Posted: 2024-07-17 13:15:16

If you don’t bend, you break. For 65 minutes, Queensland didn’t bend.

Then, after an eternity stretching back 19 years plus those 65 minutes, Jarome Luai and Mitchell Moses broke them. Two playmakers who had been maligned, to put it politely, on both sides of the border, defeated doubt itself.

Luai cracked the Maroon wall with his speed to put Bradman Best away. Moments later, Moses parted the middle defence and Queensland came apart like a windscreen.

And that was that. As they had in 1994 and 2005, NSW won a State of Origin decider in Brisbane. Luai and Moses were not the only ones to silence the hate. Michael Maguire, that careworn grizzled debutant, can bring back the trophy that has eluded a generation of coaches. He won’t bother waiting for the apologies; he wouldn’t have time to read them all.

Luai and Moses put on the only tries of the game. Maguire masterminded the campaign. It’s unfair to single out individuals because all 17 Blues players made a contribution and so did Haumole Olakau’atu, who was watching from the seats.

It was that kind of night. Most of the time it was hard to tell if this was an Origin decider or something a bit rougher like a Republican Party convention. The schoolyard chant was on – “Fight! Fight! Fight!” – and Lang Park was soon looking like one of those popular combat sports videos where the two contestants knock each other out and everyone goes home. Except a draw was not an option and nobody was allowed to leave.

NSW celebrate their series win.

NSW celebrate their series win.Credit: Getty Images

In the pre-match froth, a lot was made of the importance of the opening exchanges, which, supposedly, would set the tone and determine the result.

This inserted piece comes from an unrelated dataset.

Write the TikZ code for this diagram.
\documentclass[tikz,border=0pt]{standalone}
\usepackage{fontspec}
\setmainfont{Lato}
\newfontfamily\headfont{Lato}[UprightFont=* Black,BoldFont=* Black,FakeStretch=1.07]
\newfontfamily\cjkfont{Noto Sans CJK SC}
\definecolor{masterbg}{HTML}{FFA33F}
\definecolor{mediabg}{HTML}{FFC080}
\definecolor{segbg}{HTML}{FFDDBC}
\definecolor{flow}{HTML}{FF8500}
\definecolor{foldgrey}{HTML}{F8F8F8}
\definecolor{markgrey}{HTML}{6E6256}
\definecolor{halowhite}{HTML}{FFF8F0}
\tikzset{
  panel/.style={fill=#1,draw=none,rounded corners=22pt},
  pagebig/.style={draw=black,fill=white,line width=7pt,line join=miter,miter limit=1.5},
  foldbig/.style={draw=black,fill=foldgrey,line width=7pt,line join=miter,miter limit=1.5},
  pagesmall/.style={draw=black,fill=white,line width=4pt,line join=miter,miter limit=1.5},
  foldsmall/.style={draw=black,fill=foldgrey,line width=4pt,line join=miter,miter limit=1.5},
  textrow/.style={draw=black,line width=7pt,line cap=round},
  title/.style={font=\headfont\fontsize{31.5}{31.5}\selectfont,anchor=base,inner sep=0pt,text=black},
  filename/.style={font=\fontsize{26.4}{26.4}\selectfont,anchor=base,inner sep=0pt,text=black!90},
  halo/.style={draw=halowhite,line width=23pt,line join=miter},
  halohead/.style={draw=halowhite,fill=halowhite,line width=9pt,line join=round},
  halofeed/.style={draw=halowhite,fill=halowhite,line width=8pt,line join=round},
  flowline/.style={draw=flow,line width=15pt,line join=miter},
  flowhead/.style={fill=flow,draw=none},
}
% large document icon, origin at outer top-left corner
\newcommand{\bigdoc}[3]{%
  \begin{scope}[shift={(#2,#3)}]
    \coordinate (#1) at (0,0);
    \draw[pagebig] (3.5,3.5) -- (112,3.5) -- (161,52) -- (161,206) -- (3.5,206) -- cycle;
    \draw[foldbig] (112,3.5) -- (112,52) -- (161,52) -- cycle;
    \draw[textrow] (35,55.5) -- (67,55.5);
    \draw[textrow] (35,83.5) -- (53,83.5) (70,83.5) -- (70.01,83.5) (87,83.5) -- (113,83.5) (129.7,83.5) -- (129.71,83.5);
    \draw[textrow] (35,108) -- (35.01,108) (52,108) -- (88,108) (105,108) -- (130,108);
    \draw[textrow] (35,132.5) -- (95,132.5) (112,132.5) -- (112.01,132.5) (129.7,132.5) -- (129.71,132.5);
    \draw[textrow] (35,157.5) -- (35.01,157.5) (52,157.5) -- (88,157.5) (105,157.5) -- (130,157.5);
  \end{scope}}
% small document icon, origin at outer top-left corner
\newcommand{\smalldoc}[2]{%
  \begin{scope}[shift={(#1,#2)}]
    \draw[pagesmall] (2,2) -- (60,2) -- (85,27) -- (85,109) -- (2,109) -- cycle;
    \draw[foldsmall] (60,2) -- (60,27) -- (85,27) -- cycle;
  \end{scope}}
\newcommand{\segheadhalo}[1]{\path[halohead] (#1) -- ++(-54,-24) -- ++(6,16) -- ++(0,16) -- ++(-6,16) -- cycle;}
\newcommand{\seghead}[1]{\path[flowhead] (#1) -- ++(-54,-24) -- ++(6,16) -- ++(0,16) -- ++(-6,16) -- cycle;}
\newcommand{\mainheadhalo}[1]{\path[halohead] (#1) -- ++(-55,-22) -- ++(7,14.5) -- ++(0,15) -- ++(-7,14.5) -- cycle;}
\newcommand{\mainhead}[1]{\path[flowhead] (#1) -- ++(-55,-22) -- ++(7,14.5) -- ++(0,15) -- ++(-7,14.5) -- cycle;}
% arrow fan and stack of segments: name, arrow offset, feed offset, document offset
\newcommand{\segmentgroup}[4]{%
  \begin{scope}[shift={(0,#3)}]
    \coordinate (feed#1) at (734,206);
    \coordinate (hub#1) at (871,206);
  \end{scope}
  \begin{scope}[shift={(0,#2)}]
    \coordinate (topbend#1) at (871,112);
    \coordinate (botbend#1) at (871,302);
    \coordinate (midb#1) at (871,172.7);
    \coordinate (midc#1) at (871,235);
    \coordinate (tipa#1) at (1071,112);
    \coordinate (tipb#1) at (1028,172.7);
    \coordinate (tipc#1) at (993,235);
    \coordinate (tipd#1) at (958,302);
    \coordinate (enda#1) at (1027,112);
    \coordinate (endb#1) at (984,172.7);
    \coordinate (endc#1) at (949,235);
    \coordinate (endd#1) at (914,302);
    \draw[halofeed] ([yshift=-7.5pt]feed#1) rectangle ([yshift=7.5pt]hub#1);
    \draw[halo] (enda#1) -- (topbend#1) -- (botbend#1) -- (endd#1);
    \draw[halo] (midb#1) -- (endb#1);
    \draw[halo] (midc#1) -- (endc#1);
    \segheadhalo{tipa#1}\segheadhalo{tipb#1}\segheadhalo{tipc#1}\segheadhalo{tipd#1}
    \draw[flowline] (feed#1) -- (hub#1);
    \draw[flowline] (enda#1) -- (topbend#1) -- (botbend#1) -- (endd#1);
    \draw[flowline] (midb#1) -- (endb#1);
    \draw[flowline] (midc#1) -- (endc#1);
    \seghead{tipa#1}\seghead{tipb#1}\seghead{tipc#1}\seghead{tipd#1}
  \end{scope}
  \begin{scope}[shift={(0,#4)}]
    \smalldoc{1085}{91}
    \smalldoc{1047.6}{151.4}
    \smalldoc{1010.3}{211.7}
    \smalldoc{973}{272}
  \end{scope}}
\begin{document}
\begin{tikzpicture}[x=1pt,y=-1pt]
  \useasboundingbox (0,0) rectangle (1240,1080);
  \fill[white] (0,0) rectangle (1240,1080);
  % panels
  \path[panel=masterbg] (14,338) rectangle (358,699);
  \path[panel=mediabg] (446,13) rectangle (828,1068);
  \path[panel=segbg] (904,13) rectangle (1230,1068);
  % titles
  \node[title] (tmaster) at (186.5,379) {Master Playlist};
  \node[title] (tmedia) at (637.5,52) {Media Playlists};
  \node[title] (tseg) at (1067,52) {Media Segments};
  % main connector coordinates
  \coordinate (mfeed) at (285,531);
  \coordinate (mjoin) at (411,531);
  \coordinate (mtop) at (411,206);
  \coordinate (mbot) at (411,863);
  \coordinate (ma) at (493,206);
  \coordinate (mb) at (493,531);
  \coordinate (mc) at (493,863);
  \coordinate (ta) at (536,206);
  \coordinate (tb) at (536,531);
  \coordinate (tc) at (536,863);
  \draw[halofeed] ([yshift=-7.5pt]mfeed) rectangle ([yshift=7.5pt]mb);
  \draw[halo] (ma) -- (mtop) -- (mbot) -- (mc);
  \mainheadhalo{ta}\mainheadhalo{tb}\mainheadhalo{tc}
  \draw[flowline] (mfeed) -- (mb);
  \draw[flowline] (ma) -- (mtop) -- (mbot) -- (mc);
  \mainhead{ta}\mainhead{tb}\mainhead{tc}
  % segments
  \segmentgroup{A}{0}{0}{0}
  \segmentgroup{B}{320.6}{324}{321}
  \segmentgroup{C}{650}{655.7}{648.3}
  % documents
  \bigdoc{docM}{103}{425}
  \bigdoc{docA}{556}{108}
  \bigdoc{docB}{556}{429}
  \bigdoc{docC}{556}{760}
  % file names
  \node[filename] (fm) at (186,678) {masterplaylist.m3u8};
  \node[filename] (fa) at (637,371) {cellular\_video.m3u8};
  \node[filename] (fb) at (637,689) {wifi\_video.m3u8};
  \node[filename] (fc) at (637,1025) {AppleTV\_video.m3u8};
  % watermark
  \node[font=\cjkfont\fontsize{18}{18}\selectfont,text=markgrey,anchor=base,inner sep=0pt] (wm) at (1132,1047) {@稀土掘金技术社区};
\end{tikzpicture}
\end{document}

Payne Haas and NSW won the first collisions, and only a Daly Cherry-Evans ankle tap stopped Best from scoring in the first minute. So maybe NSW did gain the advantage. But it soon became clear that the traditional softening-up period, as the late David Morrow might have called it, kept going, going, going, and remarkably neither team was gone. Half an hour had passed and we were still in the traditional softening-up period, still in the opening earthquake, and it was still nil-all.